**GOAL:** Return the material exactly as supplied, apart from the pictures, which are omitted.

**RAW DATA:**
■ ■ ■ ■ ■ ■ ■
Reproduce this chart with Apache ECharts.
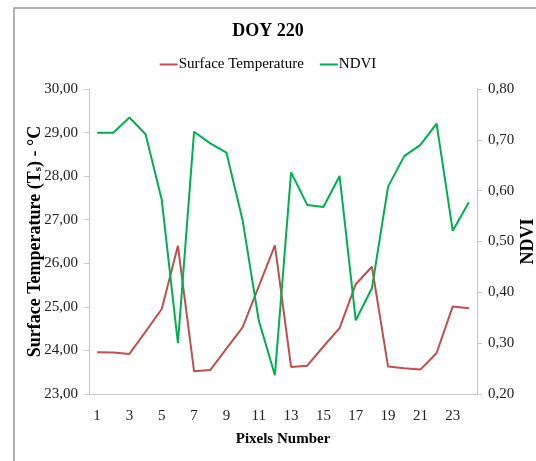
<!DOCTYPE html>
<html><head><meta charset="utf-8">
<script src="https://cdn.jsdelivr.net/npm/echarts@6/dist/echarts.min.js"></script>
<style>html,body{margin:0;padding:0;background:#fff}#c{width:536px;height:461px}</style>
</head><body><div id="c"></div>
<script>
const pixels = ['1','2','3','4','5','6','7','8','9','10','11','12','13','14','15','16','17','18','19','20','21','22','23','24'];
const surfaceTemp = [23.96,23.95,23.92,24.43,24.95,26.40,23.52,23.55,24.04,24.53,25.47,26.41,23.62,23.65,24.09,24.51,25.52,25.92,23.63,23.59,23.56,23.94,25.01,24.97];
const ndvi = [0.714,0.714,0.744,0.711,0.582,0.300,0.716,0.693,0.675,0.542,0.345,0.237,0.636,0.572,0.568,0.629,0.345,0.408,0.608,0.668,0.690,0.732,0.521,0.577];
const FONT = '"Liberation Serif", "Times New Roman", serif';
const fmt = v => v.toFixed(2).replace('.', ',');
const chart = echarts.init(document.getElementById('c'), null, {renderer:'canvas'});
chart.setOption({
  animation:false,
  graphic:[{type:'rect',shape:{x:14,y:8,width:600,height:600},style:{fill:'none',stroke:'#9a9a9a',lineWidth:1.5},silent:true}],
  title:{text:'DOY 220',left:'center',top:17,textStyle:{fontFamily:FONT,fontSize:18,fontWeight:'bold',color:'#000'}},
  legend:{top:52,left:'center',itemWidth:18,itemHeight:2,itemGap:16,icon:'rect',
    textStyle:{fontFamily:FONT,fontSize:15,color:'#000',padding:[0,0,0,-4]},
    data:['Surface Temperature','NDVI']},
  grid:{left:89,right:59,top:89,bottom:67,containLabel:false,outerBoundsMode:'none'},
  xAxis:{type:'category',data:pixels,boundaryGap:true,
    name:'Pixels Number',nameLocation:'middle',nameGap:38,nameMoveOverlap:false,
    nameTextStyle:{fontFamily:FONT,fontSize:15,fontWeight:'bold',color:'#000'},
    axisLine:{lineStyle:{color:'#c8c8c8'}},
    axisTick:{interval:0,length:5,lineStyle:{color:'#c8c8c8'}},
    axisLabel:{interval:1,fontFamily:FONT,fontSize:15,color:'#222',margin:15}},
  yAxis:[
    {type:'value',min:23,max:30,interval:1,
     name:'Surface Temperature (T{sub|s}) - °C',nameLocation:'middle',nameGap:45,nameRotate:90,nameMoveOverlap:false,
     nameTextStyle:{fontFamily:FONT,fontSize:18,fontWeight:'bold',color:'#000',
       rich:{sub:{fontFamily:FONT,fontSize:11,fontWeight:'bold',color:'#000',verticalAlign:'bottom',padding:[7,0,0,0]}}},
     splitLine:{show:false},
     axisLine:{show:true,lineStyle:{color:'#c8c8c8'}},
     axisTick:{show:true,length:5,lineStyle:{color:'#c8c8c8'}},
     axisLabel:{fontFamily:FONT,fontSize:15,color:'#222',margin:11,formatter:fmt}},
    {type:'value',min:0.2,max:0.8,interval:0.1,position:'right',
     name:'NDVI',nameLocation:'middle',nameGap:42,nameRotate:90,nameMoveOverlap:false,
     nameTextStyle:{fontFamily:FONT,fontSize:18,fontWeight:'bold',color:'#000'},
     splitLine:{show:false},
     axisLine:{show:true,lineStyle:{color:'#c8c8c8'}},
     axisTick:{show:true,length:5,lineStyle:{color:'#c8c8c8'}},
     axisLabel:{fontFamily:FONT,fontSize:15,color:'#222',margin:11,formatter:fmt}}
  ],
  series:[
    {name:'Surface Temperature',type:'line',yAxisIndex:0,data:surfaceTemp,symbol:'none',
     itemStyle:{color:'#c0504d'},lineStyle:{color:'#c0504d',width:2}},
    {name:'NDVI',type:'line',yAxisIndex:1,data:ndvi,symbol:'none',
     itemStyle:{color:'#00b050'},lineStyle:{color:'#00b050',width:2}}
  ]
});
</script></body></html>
■ ■ ■ ■ ■ ■ ■
**WRITTEN REPLY:**
Reproduce this chart with Apache ECharts.
<!DOCTYPE html>
<html><head><meta charset="utf-8">
<script src="https://cdn.jsdelivr.net/npm/echarts@6/dist/echarts.min.js"></script>
<style>html,body{margin:0;padding:0;background:#fff}#c{width:536px;height:461px}</style>
</head><body><div id="c"></div>
<script>
const pixels = ['1','2','3','4','5','6','7','8','9','10','11','12','13','14','15','16','17','18','19','20','21','22','23','24'];
const surfaceTemp = [23.96,23.95,23.92,24.43,24.95,26.40,23.52,23.55,24.04,24.53,25.47,26.41,23.62,23.65,24.09,24.51,25.52,25.92,23.63,23.59,23.56,23.94,25.01,24.97];
const ndvi = [0.714,0.714,0.744,0.711,0.582,0.300,0.716,0.693,0.675,0.542,0.345,0.237,0.636,0.572,0.568,0.629,0.345,0.408,0.608,0.668,0.690,0.732,0.521,0.577];
const FONT = '"Liberation Serif", "Times New Roman", serif';
const fmt = v => v.toFixed(2).replace('.', ',');
const chart = echarts.init(document.getElementById('c'), null, {renderer:'canvas'});
chart.setOption({
  animation:false,
  graphic:[{type:'rect',shape:{x:14,y:8,width:600,height:600},style:{fill:'none',stroke:'#9a9a9a',lineWidth:1.5},silent:true}],
  title:{text:'DOY 220',left:'center',top:17,textStyle:{fontFamily:FONT,fontSize:18,fontWeight:'bold',color:'#000'}},
  legend:{top:52,left:'center',itemWidth:18,itemHeight:2,itemGap:16,icon:'rect',
    textStyle:{fontFamily:FONT,fontSize:15,color:'#000',padding:[0,0,0,-4]},
    data:['Surface Temperature','NDVI']},
  grid:{left:89,right:59,top:89,bottom:67,containLabel:false,outerBoundsMode:'none'},
  xAxis:{type:'category',data:pixels,boundaryGap:true,
    name:'Pixels Number',nameLocation:'middle',nameGap:38,nameMoveOverlap:false,
    nameTextStyle:{fontFamily:FONT,fontSize:15,fontWeight:'bold',color:'#000'},
    axisLine:{lineStyle:{color:'#c8c8c8'}},
    axisTick:{interval:0,length:5,lineStyle:{color:'#c8c8c8'}},
    axisLabel:{interval:1,fontFamily:FONT,fontSize:15,color:'#222',margin:15}},
  yAxis:[
    {type:'value',min:23,max:30,interval:1,
     name:'Surface Temperature (T{sub|s}) - °C',nameLocation:'middle',nameGap:45,nameRotate:90,nameMoveOverlap:false,
     nameTextStyle:{fontFamily:FONT,fontSize:18,fontWeight:'bold',color:'#000',
       rich:{sub:{fontFamily:FONT,fontSize:11,fontWeight:'bold',color:'#000',verticalAlign:'bottom',padding:[7,0,0,0]}}},
     splitLine:{show:false},
     axisLine:{show:true,lineStyle:{color:'#c8c8c8'}},
     axisTick:{show:true,length:5,lineStyle:{color:'#c8c8c8'}},
     axisLabel:{fontFamily:FONT,fontSize:15,color:'#222',margin:11,formatter:fmt}},
    {type:'value',min:0.2,max:0.8,interval:0.1,position:'right',
     name:'NDVI',nameLocation:'middle',nameGap:42,nameRotate:90,nameMoveOverlap:false,
     nameTextStyle:{fontFamily:FONT,fontSize:18,fontWeight:'bold',color:'#000'},
     splitLine:{show:false},
     axisLine:{show:true,lineStyle:{color:'#c8c8c8'}},
     axisTick:{show:true,length:5,lineStyle:{color:'#c8c8c8'}},
     axisLabel:{fontFamily:FONT,fontSize:15,color:'#222',margin:11,formatter:fmt}}
  ],
  series:[
    {name:'Surface Temperature',type:'line',yAxisIndex:0,data:surfaceTemp,symbol:'none',
     itemStyle:{color:'#c0504d'},lineStyle:{color:'#c0504d',width:2}},
    {name:'NDVI',type:'line',yAxisIndex:1,data:ndvi,symbol:'none',
     itemStyle:{color:'#00b050'},lineStyle:{color:'#00b050',width:2}}
  ]
});
</script></body></html>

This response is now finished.